Still, if writing for kids requires more discipline, it may also be liberating. Chabon, who calls writing "Summerland" "the most pleasurable experience, page for page and paragraph for paragraph, that I've ever had as a writer," says that the book allowed him to write about all sorts of fantastical things "without apologies or explanations or rationales."

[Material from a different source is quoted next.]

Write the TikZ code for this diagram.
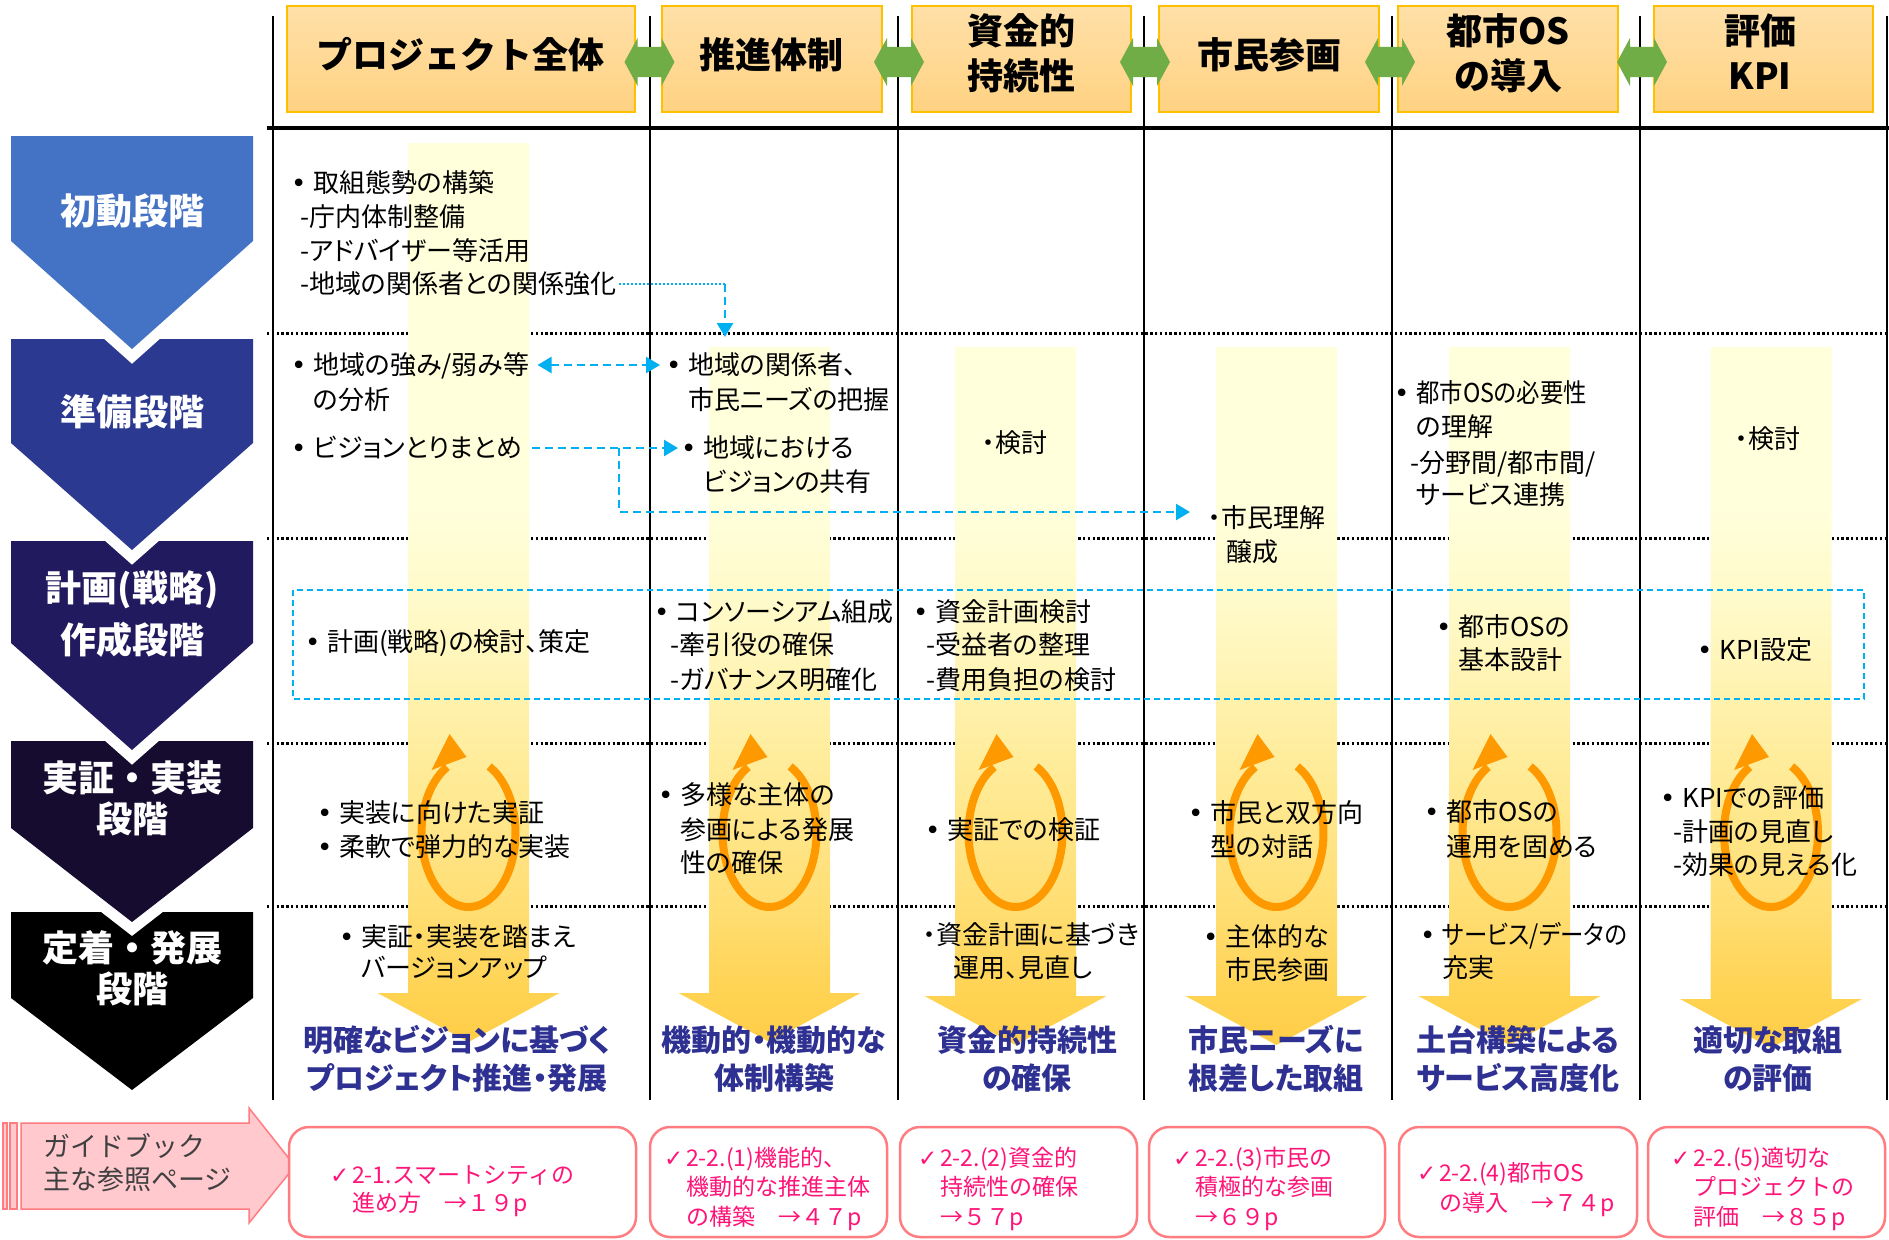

What's striking about the best of these books, and what's always true about great fantasies, is that they're rooted in recognizable emotions. One of the reasons Harry Potter has been such a success is the casualness of J.K. Rowling's style, the fact that she's writing about wizards and witches and demons and dragons at the same time that she's describing school bullies and tests and grumpy teachers and first crushes and feeling left out. There's no hoity-toity ethereality in her brand of magic, no Stevie Nicks-style preciousness. The books are written in the same good, durable, plain language that you find in Hiaasen and Gaiman and Chabon -- and even in the mock-Gothic grotesqueries of Lemony Snicket.
There are plenty of reasons for writing a kids book right now, some of them obvious, like the financial rewards and the current critical attention paid to children's literature. Other reasons -- the satisfaction the writers get from giving back the kind of pleasure they experienced as children, for instance -- are more personal and intangible. But there's one other reason that not even writers themselves may be aware of: Writing for kids allows them to fulfill the great primal satisfactions novels can give us, while it demands that they work at the absolute peak of the craft. It's a win-win situation: Readers are reminded of why they read in the first place, and writers of why they ever wanted to write.